WHAT IS BEING ASKED: Every line below should be copied exactly; drop the pictures.

# START OF SUPPLIED DATA

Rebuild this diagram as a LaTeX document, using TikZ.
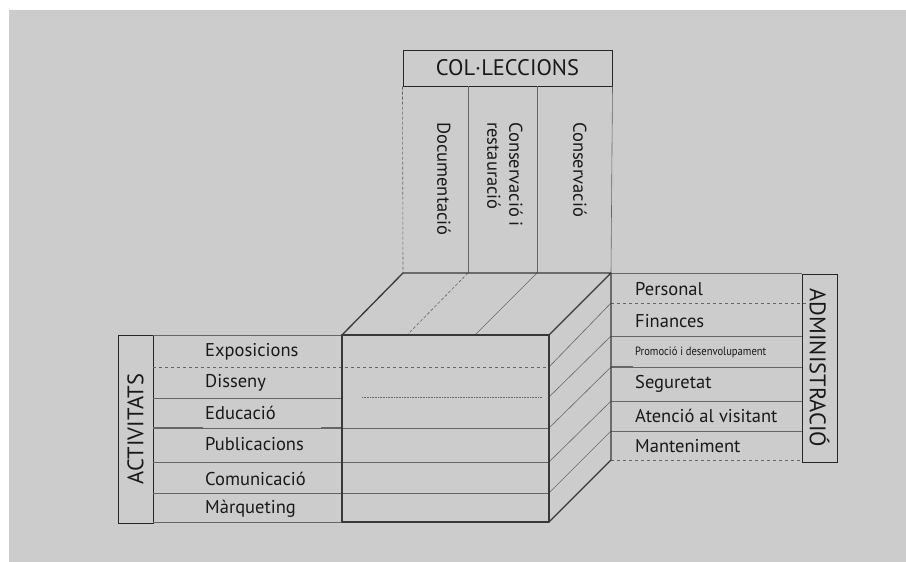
\documentclass[tikz,border=0pt]{standalone}
\usepackage{fontspec}
\setmainfont{PT Sans}
\usetikzlibrary{calc}

\begin{document}
\begin{tikzpicture}[x=1pt,y=-1pt,
    edge/.style={draw=black!78, line width=1.3pt, line join=round},
    rule/.style={draw=black!60, line width=0.6pt},
    lbl/.style={anchor=west, inner sep=0pt, font=\fontsize{18.5}{19}\selectfont, text=black!90},
    vlbl/.style={lbl, rotate=-90},
    head/.style={draw=black!85, line width=1pt, inner sep=0pt, font=\fontsize{22.5}{23}\selectfont, text=black!90}]
    \fill[white] (0,0) rectangle (906,562);
    \fill[black!20] (9,10) rectangle (906,562);
    \useasboundingbox (0,0) rectangle (906,562);
    % cube corners
    \coordinate (ftl) at (342,335);
    \coordinate (ftr) at (549,335);
    \coordinate (fbl) at (342,522);
    \coordinate (fbr) at (549,522);
    \coordinate (btl) at (403,273);
    \coordinate (btr) at (611,273);
    \coordinate (bbr) at (611,460);
    % group boxes
    \node[head, minimum width=209pt, minimum height=36pt] (col) at (507.5,68) {COL·LECCIONS};
    \node[head, minimum width=188pt, minimum height=35pt, rotate=90] (act) at (135.5,429) {ACTIVITATS};
    \node[head, minimum width=188pt, minimum height=35pt, rotate=-90] (adm) at (819.5,368) {ADMINISTRACIÓ};
    % top columns
    \draw[rule, densely dashed] (col.south west) -- (btl);
    \draw[rule] (468,86) -- (468,273);
    \draw[rule] (537,86) -- (537,273);
    \draw[rule] (col.south east) -- (btr);
    \draw[rule, densely dashed] (468,273) -- (407,335);
    \draw[rule] (537,273) -- (475,335);
    \node[vlbl] (doc) at (444,122) {Documentació};
    \node[vlbl, align=left, font=\fontsize{18.5}{22}\selectfont] (cons) at (505,122) {Conservació i\\restauració};
    \node[vlbl] (conv) at (580,122) {Conservació};
    % left rows
    \draw[rule] (153,335) -- (ftl);
    \draw[rule, dashed] (153,367) -- (549,367);
    \draw[rule] (153,398) -- (342,398);
    \draw[rule, densely dotted, line width=0.9pt] (362,397) -- (542,397);
    \draw[rule] (153,428) -- (549,428);
    \draw[rule, line width=1.2pt] (153,428) -- (203,428);
    \draw[rule, line width=1.2pt] (321,428) -- (342,428);
    \draw[rule] (153,462) -- (549,462);
    \draw[rule] (153,493) -- (549,493);
    \draw[rule] (153,522) -- (342,522);
    \node[lbl] (expo) at (205,352) {Exposicions};
    \node[lbl] (dis) at (205,383) {Disseny};
    \node[lbl] (edu) at (205,413) {Educació};
    \node[lbl] (pub) at (205,444) {Publicacions};
    \node[lbl] (com) at (205,479) {Comunicació};
    \node[lbl] (mar) at (205,509) {Màrqueting};
    % right rows
    \draw[rule] (btr) -- (802,273);
    \draw[rule, dashed] (611,303) -- (806,303);
    \draw[rule] (611,336) -- (802,336);
    \draw[rule] (611,367) -- (802,367);
    \draw[rule, line width=1.2pt] (611,367) -- (633,367);
    \draw[rule] (611,401) -- (802,401);
    \draw[rule] (611,431) -- (802,431);
    \draw[rule, dashed] (bbr) -- (802,460);
    \foreach \ya/\yb in {367/303, 397/336, 428/367, 462/401, 493/431}
        \draw[rule] (549,\ya) -- (611,\yb);
    \node[lbl] (pers) at (635,289) {Personal};
    \node[lbl] (fin) at (635,321) {Finances};
    \node[lbl, font=\fontsize{12}{13}\selectfont\addfontfeature{FakeStretch=0.88}] (prom) at (635,352) {Promoció i desenvolupament};
    \node[lbl] (seg) at (635,384) {Seguretat};
    \node[lbl] (aten) at (635,416) {Atenció al visitant};
    \node[lbl] (mant) at (635,446) {Manteniment};
    % cube outline
    \draw[edge] (ftl) rectangle (fbr);
    \draw[edge] (ftl) -- (btl) -- (btr) -- (ftr);
    \draw[edge] (btr) -- (bbr) -- (fbr);
\end{tikzpicture}
\end{document}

# END OF SUPPLIED DATA

RESULT:
Rebuild this diagram as a LaTeX document, using TikZ.
\documentclass[tikz,border=0pt]{standalone}
\usepackage{fontspec}
\setmainfont{PT Sans}
\usetikzlibrary{calc}

\begin{document}
\begin{tikzpicture}[x=1pt,y=-1pt,
    edge/.style={draw=black!78, line width=1.3pt, line join=round},
    rule/.style={draw=black!60, line width=0.6pt},
    lbl/.style={anchor=west, inner sep=0pt, font=\fontsize{18.5}{19}\selectfont, text=black!90},
    vlbl/.style={lbl, rotate=-90},
    head/.style={draw=black!85, line width=1pt, inner sep=0pt, font=\fontsize{22.5}{23}\selectfont, text=black!90}]
    \fill[white] (0,0) rectangle (906,562);
    \fill[black!20] (9,10) rectangle (906,562);
    \useasboundingbox (0,0) rectangle (906,562);
    % cube corners
    \coordinate (ftl) at (342,335);
    \coordinate (ftr) at (549,335);
    \coordinate (fbl) at (342,522);
    \coordinate (fbr) at (549,522);
    \coordinate (btl) at (403,273);
    \coordinate (btr) at (611,273);
    \coordinate (bbr) at (611,460);
    % group boxes
    \node[head, minimum width=209pt, minimum height=36pt] (col) at (507.5,68) {COL·LECCIONS};
    \node[head, minimum width=188pt, minimum height=35pt, rotate=90] (act) at (135.5,429) {ACTIVITATS};
    \node[head, minimum width=188pt, minimum height=35pt, rotate=-90] (adm) at (819.5,368) {ADMINISTRACIÓ};
    % top columns
    \draw[rule, densely dashed] (col.south west) -- (btl);
    \draw[rule] (468,86) -- (468,273);
    \draw[rule] (537,86) -- (537,273);
    \draw[rule] (col.south east) -- (btr);
    \draw[rule, densely dashed] (468,273) -- (407,335);
    \draw[rule] (537,273) -- (475,335);
    \node[vlbl] (doc) at (444,122) {Documentació};
    \node[vlbl, align=left, font=\fontsize{18.5}{22}\selectfont] (cons) at (505,122) {Conservació i\\restauració};
    \node[vlbl] (conv) at (580,122) {Conservació};
    % left rows
    \draw[rule] (153,335) -- (ftl);
    \draw[rule, dashed] (153,367) -- (549,367);
    \draw[rule] (153,398) -- (342,398);
    \draw[rule, densely dotted, line width=0.9pt] (362,397) -- (542,397);
    \draw[rule] (153,428) -- (549,428);
    \draw[rule, line width=1.2pt] (153,428) -- (203,428);
    \draw[rule, line width=1.2pt] (321,428) -- (342,428);
    \draw[rule] (153,462) -- (549,462);
    \draw[rule] (153,493) -- (549,493);
    \draw[rule] (153,522) -- (342,522);
    \node[lbl] (expo) at (205,352) {Exposicions};
    \node[lbl] (dis) at (205,383) {Disseny};
    \node[lbl] (edu) at (205,413) {Educació};
    \node[lbl] (pub) at (205,444) {Publicacions};
    \node[lbl] (com) at (205,479) {Comunicació};
    \node[lbl] (mar) at (205,509) {Màrqueting};
    % right rows
    \draw[rule] (btr) -- (802,273);
    \draw[rule, dashed] (611,303) -- (806,303);
    \draw[rule] (611,336) -- (802,336);
    \draw[rule] (611,367) -- (802,367);
    \draw[rule, line width=1.2pt] (611,367) -- (633,367);
    \draw[rule] (611,401) -- (802,401);
    \draw[rule] (611,431) -- (802,431);
    \draw[rule, dashed] (bbr) -- (802,460);
    \foreach \ya/\yb in {367/303, 397/336, 428/367, 462/401, 493/431}
        \draw[rule] (549,\ya) -- (611,\yb);
    \node[lbl] (pers) at (635,289) {Personal};
    \node[lbl] (fin) at (635,321) {Finances};
    \node[lbl, font=\fontsize{12}{13}\selectfont\addfontfeature{FakeStretch=0.88}] (prom) at (635,352) {Promoció i desenvolupament};
    \node[lbl] (seg) at (635,384) {Seguretat};
    \node[lbl] (aten) at (635,416) {Atenció al visitant};
    \node[lbl] (mant) at (635,446) {Manteniment};
    % cube outline
    \draw[edge] (ftl) rectangle (fbr);
    \draw[edge] (ftl) -- (btl) -- (btr) -- (ftr);
    \draw[edge] (btr) -- (bbr) -- (fbr);
\end{tikzpicture}
\end{document}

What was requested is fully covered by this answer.